Es war ein Satz, mit dem er die „Letzte Generation“ in die Bredouille brachte. „Wenn jemand im Stau stirbt“, sagte Sachsens bekanntester Klimaaktivist Christian Bläul, sei das zwar „wahnsinnig schwer zu ertragen“.
Es sei aber eine Sache, auf die er zumindest im Hinterkopf mental vorbereitet sei. „Etwas, das wir zumindest ein Stück weit riskieren müssen.“ Der Satz stammt aus einer 40-minütigen Dokumentation für den TV-Sender Sachsen-Fernsehen. Ein Reporter hat den Klimakleber ein Jahr lang begleitet. Die Doku war noch gar nicht ausgestrahlt, da hallte schon ein Schrei der Empörung durch Deutschland.
„Wer das macht, ist Terrorist“
„Wo sind wir denn eigentlich, dass diese Irren sich anmaßen, über Leben oder Tod entscheiden zu können, indem sie z.B. Notärzte blockieren?“, fragte der SPD-Politiker Florian Post bei Twitter. Und die sächsische AfD-Fraktion twitterte: „Die Klimaterroristen geben inzwischen offen zu, dass sie auch weitermachen, wenn’s Tote gibt. Wer das macht, ist Terrorist.“
Sogar die „Letzte Generation“ selbst rückte von Bläul ab. Durch seine Aktion sei der Eindruck entstanden, man nehme billigend in Kauf, dass Menschen durch ihre Proteste Schaden nehmen, sagt ein Sprecher der Gruppe dem Redaktionsnetzwerk Deutschland (RND). Das sei aber nicht der Fall.
Hinter schwedischen Gardinen
Aber wer ist dieser Christian Bläul ? 41 Jahre alt, verheiratet, zwei Kinder, studierter Physiker, Informatiker ? In Sachsen kennt man ihn längst. Im August 2022 wurde er nach einer Sitzblockade in Stockholm verhaftet.
Nach 14 Tagen Untersuchungshaft fand er sich in einem Gericht wieder. Sabotage, lautete die Anklage. Darauf stehen in Schweden sechs Monate Gefängnis. Bläul kam zur Bewährung heraus und mit einer Geldstrafe von 75 Euro davon.

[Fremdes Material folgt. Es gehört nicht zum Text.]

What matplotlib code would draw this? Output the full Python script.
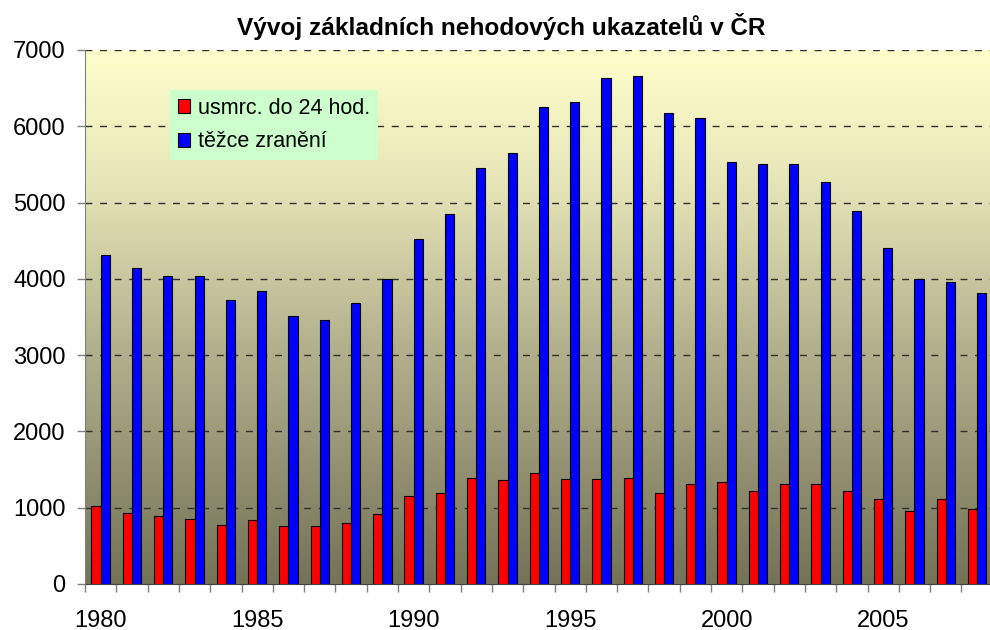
import numpy as np
import matplotlib
matplotlib.use("Agg")
import matplotlib.pyplot as plt
from matplotlib.colors import LinearSegmentedColormap

plt.rcParams['font.family'] = ['Liberation Sans', 'DejaVu Sans']

years = list(range(1980, 2009))
killed = [1017, 935, 896, 857, 778, 835, 757, 757, 796, 913,
          1152, 1191, 1396, 1357, 1457, 1374, 1374, 1396, 1196, 1317,
          1335, 1217, 1317, 1317, 1217, 1113, 961, 1113, 978]
injured = [4319, 4139, 4038, 4038, 3719, 3837, 3518, 3456, 3679, 3999,
           4520, 4849, 5453, 5650, 6255, 6320, 6632, 6658, 6172, 6114,
           5528, 5510, 5510, 5269, 4884, 4402, 3999, 3955, 3815]
label_killed = "usmrc. do 24 hod."
label_injured = "těžce zranění"
title = "Vývoj základních nehodových ukazatelů v ČR"
yticks = [0, 1000, 2000, 3000, 4000, 5000, 6000, 7000]

W, H = 990, 630
fig = plt.figure(figsize=(W / 100, H / 100), dpi=100)
fig.patch.set_facecolor('white')
left, right, top, bottom = 85, 992.7, 50, 584
ax = fig.add_axes([left / W, (H - bottom) / H, (right - left) / W, (bottom - top) / H])

n = len(years)
x = np.arange(n)
ax.set_xlim(-0.5, n - 0.5)
ax.set_ylim(0, 7000)

# background gradient
cmap = LinearSegmentedColormap.from_list(
    'bg', [(0.0, '#747257'), (0.45, '#b4b28e'), (0.75, '#e6e5b8'), (1.0, '#ffffcc')])
grad = np.linspace(0, 1, 256).reshape(-1, 1)
ax.imshow(grad, cmap=cmap, origin='lower', aspect='auto',
          extent=(-0.5, n - 0.5, 0, 7000), zorder=0)

w = 0.295
ax.bar(x - w / 2, killed, width=w, color='#ff0000', edgecolor='black', linewidth=0.8,
       label=label_killed, zorder=3)
ax.bar(x + w / 2, injured, width=w, color='#0000ff', edgecolor='black', linewidth=0.8,
       label=label_injured, zorder=3)

for yv in yticks[1:]:
    ax.axhline(yv, color='#303030', lw=1.0, linestyle=(0, (5, 5.5)), zorder=1)

ax.set_yticks(yticks)
ax.set_yticklabels([str(v) for v in yticks], fontsize=17)
ax.tick_params(axis='y', length=6, width=1, color='#808080', pad=8)

ax.set_xticks([i for i in x if years[i] % 5 == 0])
ax.set_xticklabels([str(years[i]) for i in x if years[i] % 5 == 0], fontsize=17)
ax.set_xticks(np.arange(-0.5, n, 1.0), minor=True)
ax.tick_params(axis='x', which='major', length=0, pad=18.5)
ax.tick_params(axis='x', which='minor', length=6, width=1, color='#808080')

for s in ['top', 'right']:
    ax.spines[s].set_visible(False)
ax.spines['left'].set_color('#808080')
ax.spines['bottom'].set_color('#404040')
ax.spines['left'].set_zorder(4)

leg = ax.legend(loc='upper left', bbox_to_anchor=((170 - left) / (right - left), 1 - (90 - top) / (bottom - top)),
                fontsize=15.5, frameon=True, fancybox=False, framealpha=1,
                facecolor='#ccffcc', edgecolor='none', handlelength=0.6, handleheight=0.6,
                handletextpad=0.35, labelspacing=0.6, borderpad=0.35, borderaxespad=0)
leg.set_zorder(5)

fig.text(501 / W, 1 - 27 / H, title, ha='center', va='center', fontsize=17.6, fontweight='bold')

fig.savefig('out.png', dpi=100)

Der Medienrummel ist ihm peinlich
Um für seine Freilassung zu demonstrieren, hatten sich zwei Klima-Aktivisten in der Dresdener Galerie Alter Meister an den Rahmen der weltberühmten Sixtinischen Madonna geklebt. Seither ist Bläul zumindest in seiner sächsischen Heimat bekannt.
Der Medienrummel sei ihm peinlich gewesen, sagt er in der Doku. Er sei eher ein schüchterner Typ. Es gehe ihm um die Sache als solche, nicht um seine Person. Anruf bei Christian Bläuel. Würde er den umstrittenen Satz dann noch einmal genau so vor der Kamera wiederholen?
Ein Vollzeit-Job als Aktivist
Bläuel rudert zurück, aber zitieren darf man ihn nicht. Er sagt, er habe schlechte Erfahrungen mit Medien gemacht. Zwischen ihn und die „Letzte Generation“ passe aber kein Blatt — auch nicht nach dieser Doku.
Er sagt, er arbeite jetzt sogar Vollzeit als Aktivist, dafür habe er sich von seinem letzten Arbeitgeber kündigen lassen. Ein Gehalt zahle ihm die „Letzte Generation“ nicht. Seine Frau ernähre die Familie als Lehrerin. Er habe Arbeitslosengeld I beantragt. Und wer zahlt die Strafgelder in Höhe von 25.000 Euro, von denen in der Doku die Rede ist?
Ermahnungen von der Oma
Bläul sagt, rechtskräftig sei bislang ein Urteil über eine Geldstrafe in Höhe von 600 Euro, und dagegen habe er Widerspruch eingelegt. So verfahre er in den anderen Fällen auch. „Es wird Jahre dauern, bevor ich Rechnungen bekomme.“ Ganz schön viel Ärger für einen Job, der nicht bezahlt wird.
Er sagt, es habe ihm irgendwann nicht mehr gereicht, vegan zu leben oder radzufahren, um einen Beitrag zum Klimaschutz zu leisten. Die Lage sei dramatisch. Sogar seine Oma habe er davon überzeugt.
In der Doku verspricht er ihr, dass er sich weder in der Gemäldegalerie anklebe noch auf einem Flughafen. Am Telefon sagt, vielleicht mache er es aber doch. Um eine Debatte zu provozieren, wie jeder einzelne Emissionen reduzieren könne, sei ihm jedes Mittel recht. Solange keiner zu Schaden komme.